De roep naar transparantie en openheid klonk heel vaak als argument om klerikalisme tegen te gaan. Zo bleek ook dat niet overal in de kerk overleg, gesprekken en medezeggenschap vanuit de medewerkers, vanuit de gemeenschap gebruikelijk is. Op dat vlak zijn we hier in West-Europa wel voorlopers. En dat maakt het net zo moeilijk, die verscheidenheid. De wereldkerk zat verzameld rond gezamenlijke thema’s, de visie van elkeen gekleurd door eigen cultuur en zorgen. Het is heel duidelijk dat er een groot verschil van aanvoelen is tussen bijvoorbeeld West-Europa en Amerika, Afrika, zelfs Oost-Europa. En toch zijn we één universele wereldkerk. Grote vraag is: ‘Hoeveel verscheidenheid verdraagt de eenheid?’ Het gebeurt immers allemaal in het brede kader van cultuur en samenleving.

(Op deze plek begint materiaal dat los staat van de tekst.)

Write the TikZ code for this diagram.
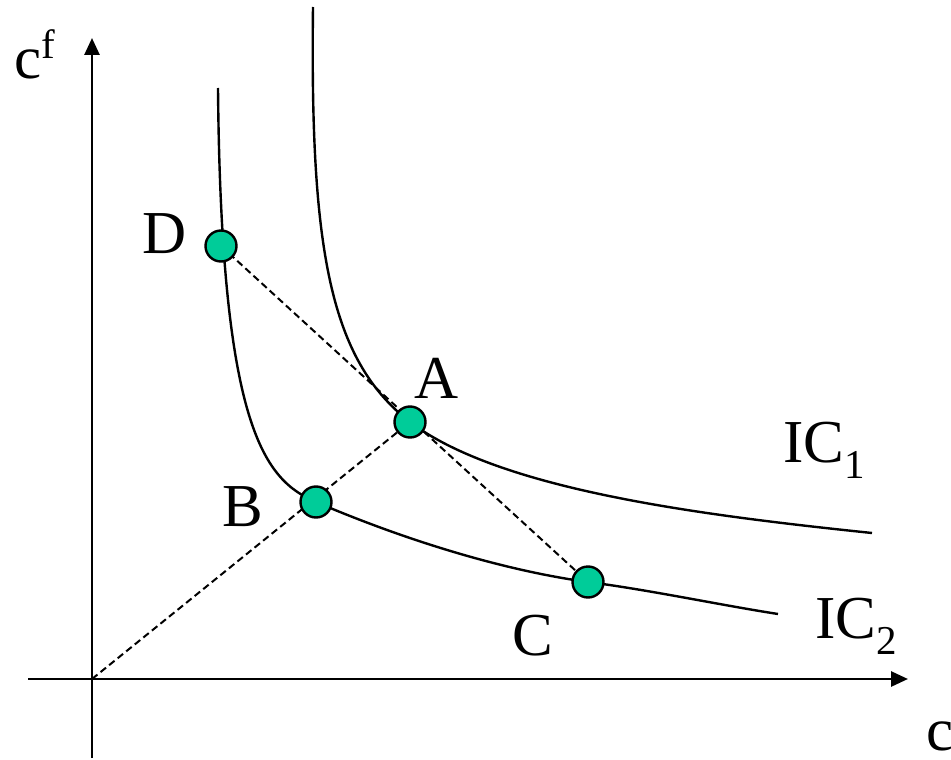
\documentclass[tikz,border=0pt]{standalone}
\usepackage{fontspec}
\setmainfont{Liberation Serif}
\usetikzlibrary{arrows.meta}
\definecolor{dotgreen}{RGB}{0,204,153}
\tikzset{
  axis/.style={line width=2.8pt,-{Triangle[length=17pt,width=15pt]}},
  curve/.style={line width=2.4pt},
  dashline/.style={line width=2pt,dash pattern=on 7pt off 4pt},
  dot/.style={circle,draw=black,line width=2.4pt,fill=dotgreen,minimum size=31pt,inner sep=0pt},
  lbl/.style={font=\fontsize{61}{70}\selectfont,inner sep=0pt,anchor=base},
  lblw/.style={lbl,anchor=base west}
}
\newcommand{\lowsub}[1]{{\fontsize{41}{41}\selectfont\raisebox{-16pt}{#1}}}
\newcommand{\highsup}[1]{{\fontsize{41}{41}\selectfont\raisebox{20pt}{#1}}}
\begin{document}
\begin{tikzpicture}[x=1pt,y=-1pt]
\useasboundingbox (0,0) rectangle (951,760);
% axes
\coordinate (O) at (92,679);
\coordinate (ytop) at (92,38);
\coordinate (ybot) at (92,758);
\coordinate (xleft) at (28,679);
\coordinate (xright) at (908,679);
\draw[axis] (ybot) -- (ytop);
\draw[axis] (xleft) -- (xright);
% points
\coordinate (pD) at (221,246);
\coordinate (pA) at (410,422);
\coordinate (pB) at (316,502);
\coordinate (pC) at (588,582);
% dashed lines
\draw[dashline] (O) -- (pA);
\draw[dashline] (pD) -- (pC);
% IC1
\draw[curve] (313,7) .. controls (310,250) and (330,360) .. (pA)
  .. controls (500,490) and (700,515) .. (872,533);
% IC2
\draw[curve] (218,88) .. controls (221,430) and (265,480) .. (pB)
  .. controls (400,538) and (500,570) .. (pC)
  .. controls (650,590) and (720,605) .. (778,614);
% dots
\node[dot] (D) at (pD) {};
\node[dot] (A) at (pA) {};
\node[dot] (B) at (pB) {};
\node[dot] (C) at (pC) {};
% labels
\node[lbl] (lD) at (165,253) {D};
\node[lbl] (lA) at (437,398) {A};
\node[lbl] (lB) at (243,526) {B};
\node[lbl] (lC) at (533,655) {C};
\node[lblw] (lIC1) at (783,462) {IC\lowsub{1}};
\node[lblw] (lIC2) at (815,638) {IC\lowsub{2}};
\node[lblw] (lcf) at (14,78) {c\highsup{f}};
\node[lblw] (lc) at (926,750) {c};
\end{tikzpicture}
\end{document}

We moeten investeren in het gesprek tussen Kerk en wereld, zoeken naar de betekenis van het evangelie in de maatschappij van vandaag, naar een nieuwe positionering van de Kerk in dienst van de humanisering van de samenleving.
Geregeld klonk decentralisatie, maar dit was vooral veel woord, weinig voorbeelden en daden. Het is positief dat er al veel in beweging wordt gezet, maar het is zoektocht die nog bijlange niet af is. Zo bleken er ook duidelijke verschillen over het belang van traditie: voor de ene is traditie een erfenis van vroeger, voor anderen is het een levende zaak, die dus evolueert en zich aanpast. Hoe kunnen we evolueren naar een broederlijke kerk, waar geen ondergeschikten zijn, waar velen betrokken worden in een gezond evenwicht met eindverantwoordelijkheid van enkelen?
Synodaal samenwerken vraagt om respect voor ieder mens, onderling vertrouwen en dialoog, te begrijpen als wederzijds luisteren (niet hetzelfde als horen) én samen luisteren naar het Woord en de Geest.
Laten we ons best doen en ook hier op lokaal vlak proberen ‘samen op weg ‘ te gaan met de focus op Christus, die uiteindelijk de weg is.